_Exercise objective_.
With the images removed, repeat the data below exactly.

***** Source material

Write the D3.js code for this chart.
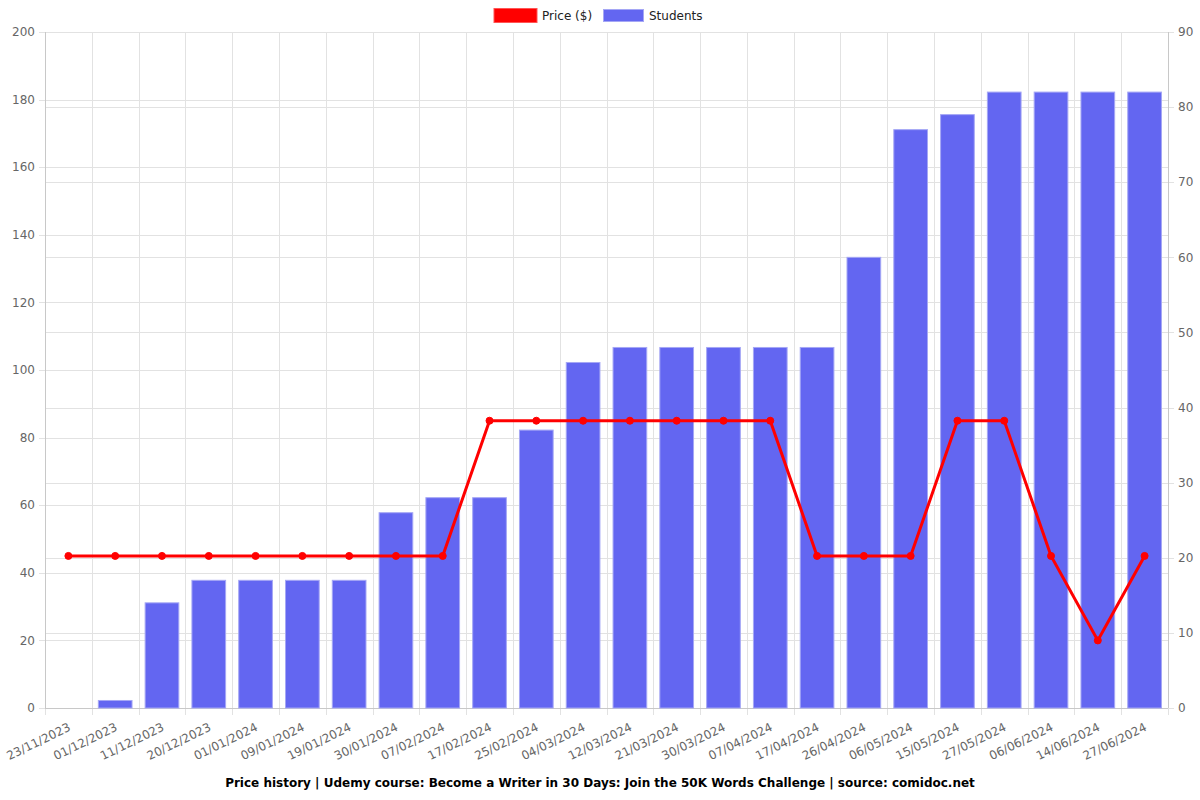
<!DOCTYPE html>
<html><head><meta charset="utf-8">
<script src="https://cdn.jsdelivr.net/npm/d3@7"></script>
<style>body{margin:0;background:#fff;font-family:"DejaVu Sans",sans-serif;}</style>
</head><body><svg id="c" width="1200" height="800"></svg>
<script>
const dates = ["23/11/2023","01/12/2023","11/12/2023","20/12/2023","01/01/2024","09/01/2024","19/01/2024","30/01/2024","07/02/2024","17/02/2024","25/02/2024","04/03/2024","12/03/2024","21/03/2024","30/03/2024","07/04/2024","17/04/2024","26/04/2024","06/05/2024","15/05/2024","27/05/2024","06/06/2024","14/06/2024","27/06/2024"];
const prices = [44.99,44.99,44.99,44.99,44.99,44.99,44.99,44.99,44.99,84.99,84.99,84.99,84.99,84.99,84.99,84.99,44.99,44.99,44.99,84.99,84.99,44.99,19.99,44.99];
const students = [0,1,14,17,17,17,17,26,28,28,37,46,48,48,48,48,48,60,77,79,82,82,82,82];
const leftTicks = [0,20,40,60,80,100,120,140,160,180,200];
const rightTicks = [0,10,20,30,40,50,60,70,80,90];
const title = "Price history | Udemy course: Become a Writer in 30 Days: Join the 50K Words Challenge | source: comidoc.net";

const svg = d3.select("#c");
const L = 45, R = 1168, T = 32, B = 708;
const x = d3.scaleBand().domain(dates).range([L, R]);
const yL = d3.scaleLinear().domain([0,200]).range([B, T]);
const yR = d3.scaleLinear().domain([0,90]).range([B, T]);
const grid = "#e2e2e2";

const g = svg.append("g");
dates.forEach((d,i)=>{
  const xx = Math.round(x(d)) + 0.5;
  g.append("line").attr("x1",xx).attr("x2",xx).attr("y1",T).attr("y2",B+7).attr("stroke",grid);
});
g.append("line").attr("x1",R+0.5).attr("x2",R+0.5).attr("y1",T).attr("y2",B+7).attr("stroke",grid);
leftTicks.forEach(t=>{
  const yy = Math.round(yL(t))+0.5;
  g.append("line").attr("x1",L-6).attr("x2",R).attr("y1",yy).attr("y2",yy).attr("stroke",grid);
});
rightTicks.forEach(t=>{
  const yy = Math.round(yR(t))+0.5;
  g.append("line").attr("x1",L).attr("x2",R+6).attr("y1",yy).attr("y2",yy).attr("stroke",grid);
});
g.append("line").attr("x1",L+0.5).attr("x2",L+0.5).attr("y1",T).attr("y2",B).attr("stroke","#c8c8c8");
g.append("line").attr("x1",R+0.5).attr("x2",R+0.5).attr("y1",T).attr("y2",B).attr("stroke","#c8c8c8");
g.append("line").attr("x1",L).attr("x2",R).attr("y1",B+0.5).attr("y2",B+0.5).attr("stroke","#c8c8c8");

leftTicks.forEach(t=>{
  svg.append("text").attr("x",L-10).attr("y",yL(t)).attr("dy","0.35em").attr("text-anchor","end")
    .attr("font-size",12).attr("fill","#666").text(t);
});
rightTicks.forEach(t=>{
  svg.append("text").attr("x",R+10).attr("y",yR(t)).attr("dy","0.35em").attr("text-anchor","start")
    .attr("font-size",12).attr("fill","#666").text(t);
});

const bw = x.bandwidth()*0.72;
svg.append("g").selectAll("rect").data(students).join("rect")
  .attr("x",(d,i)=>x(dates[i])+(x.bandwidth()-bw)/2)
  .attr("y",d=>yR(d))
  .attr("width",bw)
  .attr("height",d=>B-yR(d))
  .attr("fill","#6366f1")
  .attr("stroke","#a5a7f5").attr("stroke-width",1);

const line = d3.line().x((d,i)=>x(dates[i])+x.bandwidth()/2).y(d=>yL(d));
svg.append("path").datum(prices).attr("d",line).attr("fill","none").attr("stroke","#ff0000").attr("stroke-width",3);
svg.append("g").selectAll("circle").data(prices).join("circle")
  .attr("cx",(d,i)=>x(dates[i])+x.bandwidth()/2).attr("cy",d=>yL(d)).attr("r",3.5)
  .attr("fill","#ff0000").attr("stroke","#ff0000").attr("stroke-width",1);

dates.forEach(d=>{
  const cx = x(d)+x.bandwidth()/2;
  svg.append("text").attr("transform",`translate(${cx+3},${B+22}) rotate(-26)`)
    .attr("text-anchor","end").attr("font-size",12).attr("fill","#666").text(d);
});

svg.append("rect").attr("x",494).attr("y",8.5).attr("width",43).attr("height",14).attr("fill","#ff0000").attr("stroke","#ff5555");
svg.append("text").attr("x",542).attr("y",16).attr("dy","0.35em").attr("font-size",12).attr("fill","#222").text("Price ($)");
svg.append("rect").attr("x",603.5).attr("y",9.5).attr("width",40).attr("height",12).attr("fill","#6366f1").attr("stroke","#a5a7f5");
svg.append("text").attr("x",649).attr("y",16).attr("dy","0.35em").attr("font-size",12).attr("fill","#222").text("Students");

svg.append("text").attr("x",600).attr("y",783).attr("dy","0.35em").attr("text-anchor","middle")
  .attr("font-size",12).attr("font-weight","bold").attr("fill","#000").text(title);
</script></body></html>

**********

_Result of the task_.
Write the D3.js code for this chart.
<!DOCTYPE html>
<html><head><meta charset="utf-8">
<script src="https://cdn.jsdelivr.net/npm/d3@7"></script>
<style>body{margin:0;background:#fff;font-family:"DejaVu Sans",sans-serif;}</style>
</head><body><svg id="c" width="1200" height="800"></svg>
<script>
const dates = ["23/11/2023","01/12/2023","11/12/2023","20/12/2023","01/01/2024","09/01/2024","19/01/2024","30/01/2024","07/02/2024","17/02/2024","25/02/2024","04/03/2024","12/03/2024","21/03/2024","30/03/2024","07/04/2024","17/04/2024","26/04/2024","06/05/2024","15/05/2024","27/05/2024","06/06/2024","14/06/2024","27/06/2024"];
const prices = [44.99,44.99,44.99,44.99,44.99,44.99,44.99,44.99,44.99,84.99,84.99,84.99,84.99,84.99,84.99,84.99,44.99,44.99,44.99,84.99,84.99,44.99,19.99,44.99];
const students = [0,1,14,17,17,17,17,26,28,28,37,46,48,48,48,48,48,60,77,79,82,82,82,82];
const leftTicks = [0,20,40,60,80,100,120,140,160,180,200];
const rightTicks = [0,10,20,30,40,50,60,70,80,90];
const title = "Price history | Udemy course: Become a Writer in 30 Days: Join the 50K Words Challenge | source: comidoc.net";

const svg = d3.select("#c");
const L = 45, R = 1168, T = 32, B = 708;
const x = d3.scaleBand().domain(dates).range([L, R]);
const yL = d3.scaleLinear().domain([0,200]).range([B, T]);
const yR = d3.scaleLinear().domain([0,90]).range([B, T]);
const grid = "#e2e2e2";

const g = svg.append("g");
dates.forEach((d,i)=>{
  const xx = Math.round(x(d)) + 0.5;
  g.append("line").attr("x1",xx).attr("x2",xx).attr("y1",T).attr("y2",B+7).attr("stroke",grid);
});
g.append("line").attr("x1",R+0.5).attr("x2",R+0.5).attr("y1",T).attr("y2",B+7).attr("stroke",grid);
leftTicks.forEach(t=>{
  const yy = Math.round(yL(t))+0.5;
  g.append("line").attr("x1",L-6).attr("x2",R).attr("y1",yy).attr("y2",yy).attr("stroke",grid);
});
rightTicks.forEach(t=>{
  const yy = Math.round(yR(t))+0.5;
  g.append("line").attr("x1",L).attr("x2",R+6).attr("y1",yy).attr("y2",yy).attr("stroke",grid);
});
g.append("line").attr("x1",L+0.5).attr("x2",L+0.5).attr("y1",T).attr("y2",B).attr("stroke","#c8c8c8");
g.append("line").attr("x1",R+0.5).attr("x2",R+0.5).attr("y1",T).attr("y2",B).attr("stroke","#c8c8c8");
g.append("line").attr("x1",L).attr("x2",R).attr("y1",B+0.5).attr("y2",B+0.5).attr("stroke","#c8c8c8");

leftTicks.forEach(t=>{
  svg.append("text").attr("x",L-10).attr("y",yL(t)).attr("dy","0.35em").attr("text-anchor","end")
    .attr("font-size",12).attr("fill","#666").text(t);
});
rightTicks.forEach(t=>{
  svg.append("text").attr("x",R+10).attr("y",yR(t)).attr("dy","0.35em").attr("text-anchor","start")
    .attr("font-size",12).attr("fill","#666").text(t);
});

const bw = x.bandwidth()*0.72;
svg.append("g").selectAll("rect").data(students).join("rect")
  .attr("x",(d,i)=>x(dates[i])+(x.bandwidth()-bw)/2)
  .attr("y",d=>yR(d))
  .attr("width",bw)
  .attr("height",d=>B-yR(d))
  .attr("fill","#6366f1")
  .attr("stroke","#a5a7f5").attr("stroke-width",1);

const line = d3.line().x((d,i)=>x(dates[i])+x.bandwidth()/2).y(d=>yL(d));
svg.append("path").datum(prices).attr("d",line).attr("fill","none").attr("stroke","#ff0000").attr("stroke-width",3);
svg.append("g").selectAll("circle").data(prices).join("circle")
  .attr("cx",(d,i)=>x(dates[i])+x.bandwidth()/2).attr("cy",d=>yL(d)).attr("r",3.5)
  .attr("fill","#ff0000").attr("stroke","#ff0000").attr("stroke-width",1);

dates.forEach(d=>{
  const cx = x(d)+x.bandwidth()/2;
  svg.append("text").attr("transform",`translate(${cx+3},${B+22}) rotate(-26)`)
    .attr("text-anchor","end").attr("font-size",12).attr("fill","#666").text(d);
});

svg.append("rect").attr("x",494).attr("y",8.5).attr("width",43).attr("height",14).attr("fill","#ff0000").attr("stroke","#ff5555");
svg.append("text").attr("x",542).attr("y",16).attr("dy","0.35em").attr("font-size",12).attr("fill","#222").text("Price ($)");
svg.append("rect").attr("x",603.5).attr("y",9.5).attr("width",40).attr("height",12).attr("fill","#6366f1").attr("stroke","#a5a7f5");
svg.append("text").attr("x",649).attr("y",16).attr("dy","0.35em").attr("font-size",12).attr("fill","#222").text("Students");

svg.append("text").attr("x",600).attr("y",783).attr("dy","0.35em").attr("text-anchor","middle")
  .attr("font-size",12).attr("font-weight","bold").attr("fill","#000").text(title);
</script></body></html>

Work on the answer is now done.